Tuesday, August 17, 2010

Christianity (Puritans) and Capitalism

There is a whole lot of connection between mainline Christianity and mainline Capitalism.  The interplay is scary at times.  But, was it always that way?  Apparently not. 
See this from over at the New York Times' "Idea of the Day" blog -- although it's from a week ago now.  It's called, "How Puritans Turned Capitalist."


The Idea is: 

When Boston’s dour Puritan preachers embraced markets as a moral good three and a half centuries ago, it was a watershed in the formation of the American economy and the national character.
This idea come from Mark Valeri's book, "Heavenly Merchandize: How Religion Shaped Commerce in Puritan America" and claims that, when life got rough in Puritan America, those who used to disdain the market as evil, started seeing that it was necessary to have some economic growth to get the country on track.  It was, perhaps, self-preservation that got some of our more conservative religious folk on the capitalism bandwagon...all in the name of Jesus.
 
Here's what Valeri says about Rev. Samuel Willard, one of those Puritans who helped this change along...

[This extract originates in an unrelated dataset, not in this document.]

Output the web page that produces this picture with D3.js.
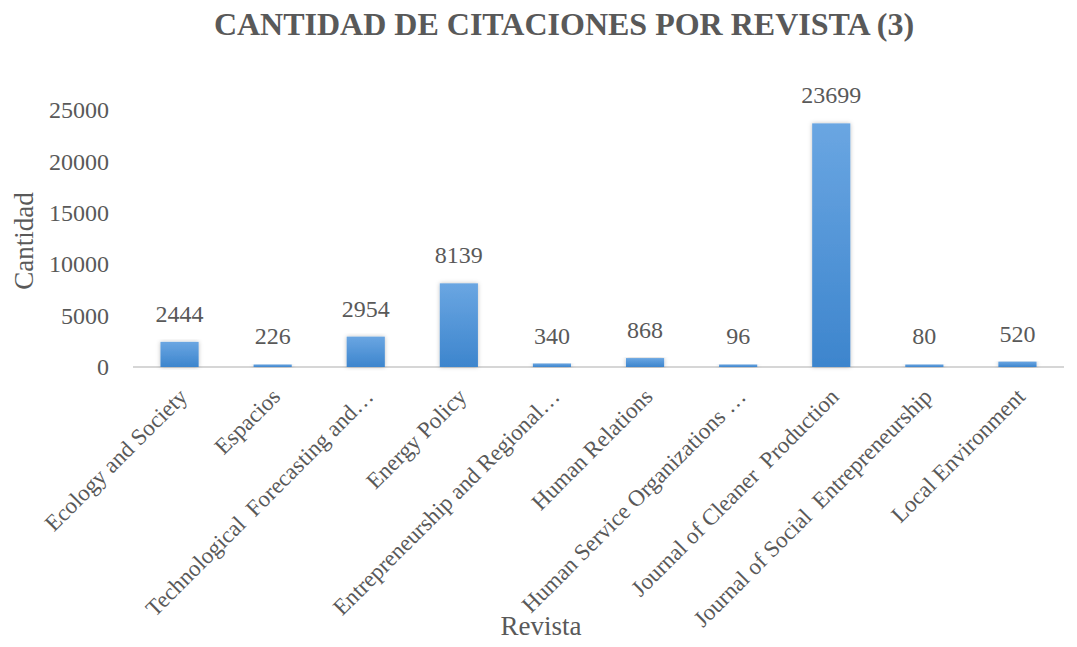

[He] preached during a period when Boston merchants believed that their occupation was essential to the commonweal — to England’s prosperity and therefore to Protestantism and liberty. Their strategies to convey goods, credit, and power throughout the British Atlantic proved them to be patrons of the empire. Many moralists, Willard included, valorized them in such terms. His successors, leading Boston pastors of the 1710s, 1720s, and 1730s, went further. They, along with their parishioners, sanctioned the practices that guaranteed economic success as moral mandates, and the rules that governed commercial exchange as natural and divine laws. Their convictions informed a market culture that, by many accounts, came to maturity by 1750 and provided motives for rebellion against the British Empire after the cessation of war with France. 

You can read a lot more from the author in an interview with the Boston Globe

So, if this is how the connection between consumerism and American Christianity was solidified, how do we "unsolidify" it?